Written task:
Set down all of the data that follows word for word, without the images.

Material provided:
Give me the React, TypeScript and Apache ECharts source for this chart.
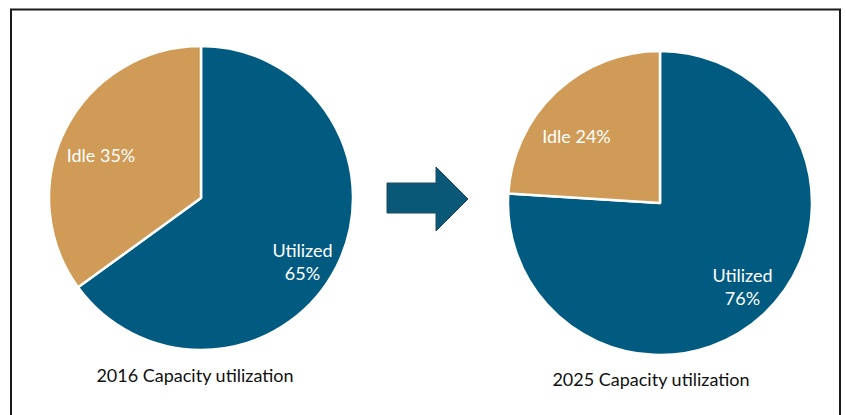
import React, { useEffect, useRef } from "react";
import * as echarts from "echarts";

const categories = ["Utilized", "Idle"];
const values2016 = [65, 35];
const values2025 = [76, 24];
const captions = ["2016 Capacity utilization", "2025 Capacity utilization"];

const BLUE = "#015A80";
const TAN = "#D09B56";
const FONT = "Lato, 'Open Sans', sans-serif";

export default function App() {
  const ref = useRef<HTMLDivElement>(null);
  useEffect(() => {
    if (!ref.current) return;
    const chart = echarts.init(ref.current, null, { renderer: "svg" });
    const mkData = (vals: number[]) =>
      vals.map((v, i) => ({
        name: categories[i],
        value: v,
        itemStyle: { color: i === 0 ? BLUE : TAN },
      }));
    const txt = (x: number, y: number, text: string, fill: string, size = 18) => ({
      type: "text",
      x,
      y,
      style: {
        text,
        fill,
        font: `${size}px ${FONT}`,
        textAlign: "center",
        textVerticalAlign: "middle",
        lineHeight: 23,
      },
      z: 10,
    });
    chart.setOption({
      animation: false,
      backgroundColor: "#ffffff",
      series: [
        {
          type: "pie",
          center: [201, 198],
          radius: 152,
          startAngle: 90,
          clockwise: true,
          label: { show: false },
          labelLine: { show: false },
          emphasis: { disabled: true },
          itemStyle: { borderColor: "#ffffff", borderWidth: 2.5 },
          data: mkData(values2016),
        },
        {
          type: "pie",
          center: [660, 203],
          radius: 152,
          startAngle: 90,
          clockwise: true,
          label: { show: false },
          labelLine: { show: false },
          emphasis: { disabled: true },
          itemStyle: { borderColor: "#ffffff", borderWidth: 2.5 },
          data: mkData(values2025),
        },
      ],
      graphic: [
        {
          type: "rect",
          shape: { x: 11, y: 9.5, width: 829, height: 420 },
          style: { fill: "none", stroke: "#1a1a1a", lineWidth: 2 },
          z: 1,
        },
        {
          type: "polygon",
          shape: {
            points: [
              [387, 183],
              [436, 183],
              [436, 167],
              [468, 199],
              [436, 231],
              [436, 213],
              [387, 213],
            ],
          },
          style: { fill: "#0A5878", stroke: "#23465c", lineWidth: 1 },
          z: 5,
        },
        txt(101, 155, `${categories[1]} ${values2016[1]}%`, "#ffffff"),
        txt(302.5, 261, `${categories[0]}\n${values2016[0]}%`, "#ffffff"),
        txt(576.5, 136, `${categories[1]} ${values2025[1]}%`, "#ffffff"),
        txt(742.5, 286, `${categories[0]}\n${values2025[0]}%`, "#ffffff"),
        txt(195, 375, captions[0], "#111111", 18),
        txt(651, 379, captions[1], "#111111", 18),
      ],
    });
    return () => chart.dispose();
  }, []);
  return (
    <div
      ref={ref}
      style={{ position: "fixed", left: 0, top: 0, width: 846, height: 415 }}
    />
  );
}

Result of this task:
Give me the React, TypeScript and Apache ECharts source for this chart.
import React, { useEffect, useRef } from "react";
import * as echarts from "echarts";

const categories = ["Utilized", "Idle"];
const values2016 = [65, 35];
const values2025 = [76, 24];
const captions = ["2016 Capacity utilization", "2025 Capacity utilization"];

const BLUE = "#015A80";
const TAN = "#D09B56";
const FONT = "Lato, 'Open Sans', sans-serif";

export default function App() {
  const ref = useRef<HTMLDivElement>(null);
  useEffect(() => {
    if (!ref.current) return;
    const chart = echarts.init(ref.current, null, { renderer: "svg" });
    const mkData = (vals: number[]) =>
      vals.map((v, i) => ({
        name: categories[i],
        value: v,
        itemStyle: { color: i === 0 ? BLUE : TAN },
      }));
    const txt = (x: number, y: number, text: string, fill: string, size = 18) => ({
      type: "text",
      x,
      y,
      style: {
        text,
        fill,
        font: `${size}px ${FONT}`,
        textAlign: "center",
        textVerticalAlign: "middle",
        lineHeight: 23,
      },
      z: 10,
    });
    chart.setOption({
      animation: false,
      backgroundColor: "#ffffff",
      series: [
        {
          type: "pie",
          center: [201, 198],
          radius: 152,
          startAngle: 90,
          clockwise: true,
          label: { show: false },
          labelLine: { show: false },
          emphasis: { disabled: true },
          itemStyle: { borderColor: "#ffffff", borderWidth: 2.5 },
          data: mkData(values2016),
        },
        {
          type: "pie",
          center: [660, 203],
          radius: 152,
          startAngle: 90,
          clockwise: true,
          label: { show: false },
          labelLine: { show: false },
          emphasis: { disabled: true },
          itemStyle: { borderColor: "#ffffff", borderWidth: 2.5 },
          data: mkData(values2025),
        },
      ],
      graphic: [
        {
          type: "rect",
          shape: { x: 11, y: 9.5, width: 829, height: 420 },
          style: { fill: "none", stroke: "#1a1a1a", lineWidth: 2 },
          z: 1,
        },
        {
          type: "polygon",
          shape: {
            points: [
              [387, 183],
              [436, 183],
              [436, 167],
              [468, 199],
              [436, 231],
              [436, 213],
              [387, 213],
            ],
          },
          style: { fill: "#0A5878", stroke: "#23465c", lineWidth: 1 },
          z: 5,
        },
        txt(101, 155, `${categories[1]} ${values2016[1]}%`, "#ffffff"),
        txt(302.5, 261, `${categories[0]}\n${values2016[0]}%`, "#ffffff"),
        txt(576.5, 136, `${categories[1]} ${values2025[1]}%`, "#ffffff"),
        txt(742.5, 286, `${categories[0]}\n${values2025[0]}%`, "#ffffff"),
        txt(195, 375, captions[0], "#111111", 18),
        txt(651, 379, captions[1], "#111111", 18),
      ],
    });
    return () => chart.dispose();
  }, []);
  return (
    <div
      ref={ref}
      style={{ position: "fixed", left: 0, top: 0, width: 846, height: 415 }}
    />
  );
}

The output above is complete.